Literaturwissenschaftliche Textanalyse
4.3.2009
Gattungen: Lyrik, Epik Drama = generische Trias
Literearische Gattungen sind wichtig für die Einteilung der Literatur, um einen besseren Vergleich zu erlangen, für die Charakteristik etc.
Gattungen sind einerseit eine Übergruppe für Untergruppen (Epik, Lyrik, Drama), andererseits wird der Gattungsbegriff auch für Untergruppen verwendet (Bsp.: Roman, Sonett etc.).
Problem:
- Richtige Merkmale zu finden → Merkmale aufdecken, aufstellen um Zuordnung zu schaffen
- Frage der Wiedererkennens der Merkmale durch unterschiedliche Rezipienten
Bsp.: Sonett: muss wissen, was ein Sonett ist, damit ich es erkennen kann
Bestimmungen literarischer Gattungen:
1. normativer Zugang:
Betont anthropologische/geschichtsphilosophische Aspekte und teilt in die Gattungen Epik, Lyrik und Drama ein.
In diesen Theorie-Entwürfen werden Gattungen über ihre unveränderlichen Wesenszüge definiert. Diese wiederum legitimieren sich durch die Berufung auf geschichtsphilosophische oder anthropologische Axiome und Gewissheiten, die letztlich aber als leitende Normen fungieren. Als Vertreter wären neben Goethe (1749-1832) Autoren wie der Philosoph Georg Wilhelm Friedrich Hegel (1770-1831), der Begründer der Geisteswissenschaften Wilhelm Dilthey (1833-1911) oder der Zürcher Germanist Emil Staiger (1908-1987) zu nennen.
Bis ins 18.Jh dominiert die „Regelpoetik“, die genau festlegte, wie Gattungen auszusehen haben.Ein Beispiel dafür ist das „Buch von der deutschen Poeterey“ ( 1624) von Martin Oppitz.

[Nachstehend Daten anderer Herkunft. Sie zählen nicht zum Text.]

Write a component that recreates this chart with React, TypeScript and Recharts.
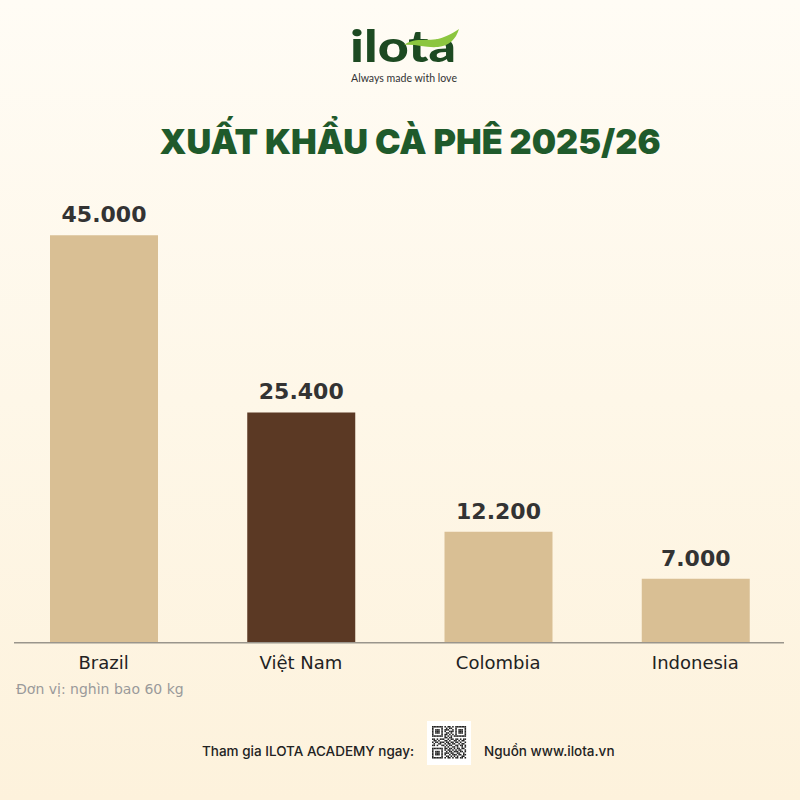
import React from 'react';
import { BarChart, Bar, XAxis, YAxis, Cell, LabelList, ReferenceLine } from 'recharts';

const countries = ['Brazil', 'Việt Nam', 'Colombia', 'Indonesia'];
const exportsK = [45000, 25400, 12200, 7000];
const highlightCountry = 'Việt Nam';
const yDomain = [0, 50000];

const title = 'XUẤT KHẨU CÀ PHÊ 2025/26';
const unitNote = 'Đơn vị: nghìn bao 60 kg';
const footerLeft = 'Tham gia ILOTA ACADEMY ngay:';
const footerRight = 'Nguồn www.ilota.vn';

const qrRows = [
  '1111111010110101111111',
  '1000001001011001000001',
  '1011101011100101011101',
  '1011101010011101011101',
  '1011101001101001011101',
  '1000001011010101000001',
  '1111111010101011111111',
  '0000000011011000000000',
  '1101011100101101101011',
  '0110100011010011010110',
  '1011011101101101101001',
  '0100110010110110010110',
  '1101001101011001101101',
  '0000000010100110100101',
  '1111111011011010110110',
  '1000001010110101011001',
  '1011101001011011101101',
  '1011101011101100110010',
  '1011101010010111011011',
  '1000001001101010100110',
  '1111111010110101101101',
  '0000000000000000000000',
];

const data = countries.map((c, i) => ({ country: c, value: exportsK[i] }));

const fmt = (v: number) => String(v).replace(/\B(?=(\d{3})+(?!\d))/g, '.');

const TAN = '#d9bf94';
const BROWN = '#5b3924';

const renderTick = (props: any) => {
  const { x, y, payload } = props;
  return (
    <text x={x} y={y} dy={19} textAnchor="middle" fontFamily="DejaVu Sans" fontSize={18} fill="#222">
      {payload.value}
    </text>
  );
};

const renderLabel = (props: any) => {
  const { x, y, width, value } = props;
  return (
    <text x={x + width / 2} y={y - 13} textAnchor="middle" fontFamily="DejaVu Sans" fontWeight="bold" fontSize={22} fill="#333">
      {fmt(value)}
    </text>
  );
};

const axisShape = (p: any) => (
  <line x1={p.x1 + 9} x2={p.x2 - 10} y1={p.y1 + 0.7} y2={p.y2 + 0.7} stroke="#9a958c" strokeWidth={1.6} />
);

export default function App() {
  const module = 1.55;
  const qrX = 432;
  const qrY = 726;
  return (
    <div
      style={{
        position: 'absolute',
        left: 0,
        top: 0,
        width: 800,
        height: 800,
        background: 'linear-gradient(180deg, #fffcf5 0%, #fef7e8 50%, #fdf2dc 100%)',
        overflow: 'hidden',
      }}
    >
      <div style={{ position: 'absolute', left: 0, top: 0 }}>
        <BarChart width={800} height={800} data={data} margin={{ top: 190, right: 6, bottom: 128, left: 5 }}>
          <XAxis dataKey="country" height={30} axisLine={false} tickLine={false} tick={renderTick} interval={0} />
          <YAxis hide domain={yDomain} />
          <Bar dataKey="value" barSize={108} isAnimationActive={false}>
            {data.map((d) => (
              <Cell key={d.country} fill={d.country === highlightCountry ? BROWN : TAN} />
            ))}
            <LabelList dataKey="value" content={renderLabel} />
          </Bar>
          <ReferenceLine y={0} shape={axisShape} />
        </BarChart>
      </div>
      <svg width={800} height={800} style={{ position: 'absolute', left: 0, top: 0, pointerEvents: 'none' }}>
        {/* logo */}
        <text x={350} y={62} fontFamily="Lato" fontWeight={900} fontSize={44} fill="#1d4a22" textLength={106} lengthAdjust="spacingAndGlyphs">
          ilota
        </text>
        <path d="M404,45 C416,36 430,43 444,37 C451,34 455,32 459,29 C456,39 449,46 438,47 C426,48 416,44 404,45 Z" fill="#8cc63f" />
        <text x={351} y={82} fontFamily="Lato" fontSize={10.5} fill="#333" textLength={106} lengthAdjust="spacingAndGlyphs">
          Always made with love
        </text>
        {/* title */}
        <text x={410} y={154} textAnchor="middle" fontFamily="Inter" fontWeight={900} fontSize={34.3} fill="#1f5a2b">
          {title}
        </text>
        {/* unit */}
        <text x={16} y={694} fontFamily="DejaVu Sans" fontSize={14} fill="#9a9a9a">
          {unitNote}
        </text>
        {/* footer */}
        <text x={202} y={756} fontFamily="Inter" fontWeight={500} fontSize={13.5} fill="#222">
          {footerLeft}
        </text>
        <text x={484} y={756} fontFamily="Inter" fontWeight={500} fontSize={13.5} fill="#222">
          {footerRight}
        </text>
        <rect x={427} y={721} width={44} height={44} fill="#ffffff" />
        {qrRows.map((row, r) =>
          row.split('').map((ch, c) =>
            ch === '1' ? (
              <rect key={`${r}-${c}`} x={qrX + c * module} y={qrY + r * module} width={module} height={module} fill="#222" />
            ) : null
          )
        )}
      </svg>
    </div>
  );
}
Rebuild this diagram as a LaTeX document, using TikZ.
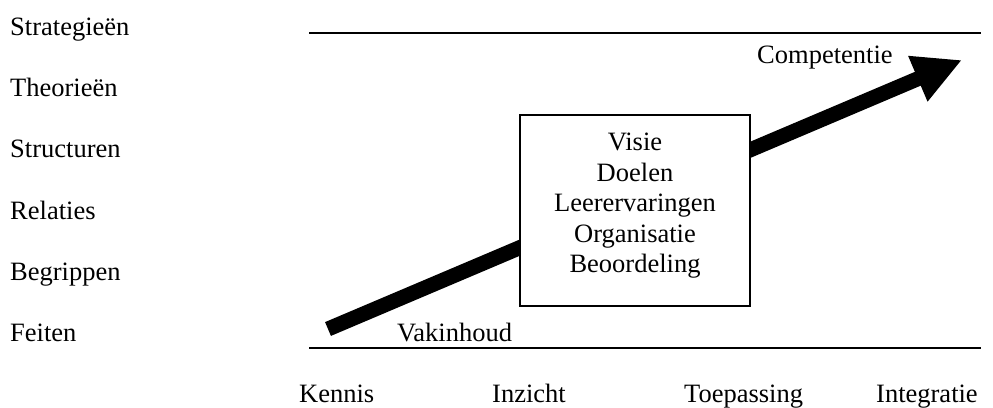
\documentclass[tikz,border=0pt]{standalone}
\usepackage{fontspec}
\setmainfont{Liberation Serif}
\usetikzlibrary{arrows.meta}
\begin{document}
\begin{tikzpicture}[x=1pt,y=-1pt,
  every node/.style={inner sep=0pt, font=\fontsize{26.5}{30.4}\selectfont},
  lbl/.style={anchor=base west},
  axisline/.style={line width=1.5pt},
  bigarrow/.style={line width=15pt, -{Triangle[length=48pt,width=46pt]}},
  framebox/.style={draw, line width=1.5pt, fill=white, minimum width=230pt, minimum height=191pt}]
\useasboundingbox (0,0) rectangle (993,407);
% level labels
\node[lbl] (l6) at (10,35.5) {Strategieën};
\node[lbl] (l5) at (10,96.7) {Theorieën};
\node[lbl] (l4) at (10,157.9) {Structuren};
\node[lbl] (l3) at (10,219.1) {Relaties};
\node[lbl] (l2) at (10,280.3) {Begrippen};
\node[lbl] (l1) at (10,341.5) {Feiten};
% horizontal lines
\coordinate (tl) at (309,33);
\coordinate (tr) at (981,33);
\coordinate (bl) at (309,348);
\coordinate (br) at (981,348);
\draw[axisline] (tl) -- (tr);
\draw[axisline] (bl) -- (br);
% bottom labels
\node[lbl] (k1) at (299,402) {Kennis};
\node[lbl] (k2) at (492,402) {Inzicht};
\node[lbl] (k3) at (684,402) {Toepassing};
\node[lbl] (k4) at (876,402) {Integratie};
% arrow
\coordinate (tail) at (328,329);
\coordinate (tip) at (962,60);
\draw[bigarrow] (tail) -- (tip);
% box
\node[framebox] (box) at (635,210.5) {};
\node[anchor=base, align=center] (boxtext) at (635,272.5) {Visie\\Doelen\\Leerervaringen\\Organisatie\\Beoordeling};
% arrow labels
\node[lbl] (vak) at (397,341.5) {Vakinhoud};
\node[lbl] (comp) at (757,63) {Competentie};
\end{tikzpicture}
\end{document}
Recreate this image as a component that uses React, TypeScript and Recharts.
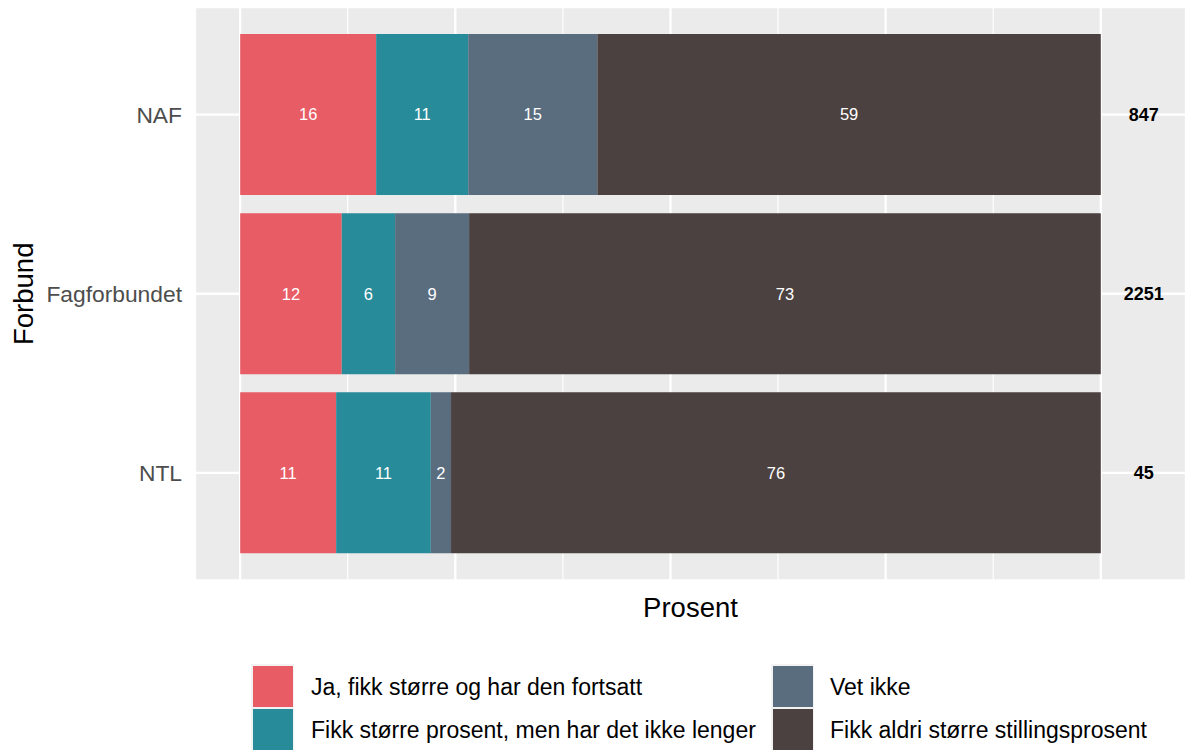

In der 2. Hälfte des 18. Jh. verlieren Regelpoetiken an Bedeutung → nicht mehr genaue (technische) Regeln, sondern systematische Einteilungen, die auf allgemeinen Merkmalen und Funktionen basieren => TRIAS
Im 18.Jh. wurde die Lyrik zum Überbegriff für alle Gedichtformen. Erst damit wurde die triadische Teilung in Lyrik, Epik, Drama und somit eine Abwendung von der Regelpoetik möglich.
Goethe bezeichnete die 3 Gattungen 1819 in seinem Werk „der westöstliche Diwan“ noch als „Naturformen der Dichtung“ und teilte sie wie folgt ein:
- Lyrik: die enthusiastisch aufregende Kunst
- Epik: die erzählende Kunst
- Drama: die persönlich handelnde Kunst
Friedrich Schlegel 1799: Epos = objektive Poesie
Lyrik = subjektive Poesie
Drama = objektiv-subjektive Poesie
Friedrich Schlegel 1800: Epos = subjektiv-objektive Poesie
Drama = objektive Poesie
Lyrik = subjektive Poesie
bei allen Theoretikern:
- subjektiv
- objektiv
- subjektiv-objektiv
auch bei Hegel:
~ 1800 → Ästhetik: philosophische Reflexion über das Schöne (also auch Reflexion über die Kunst)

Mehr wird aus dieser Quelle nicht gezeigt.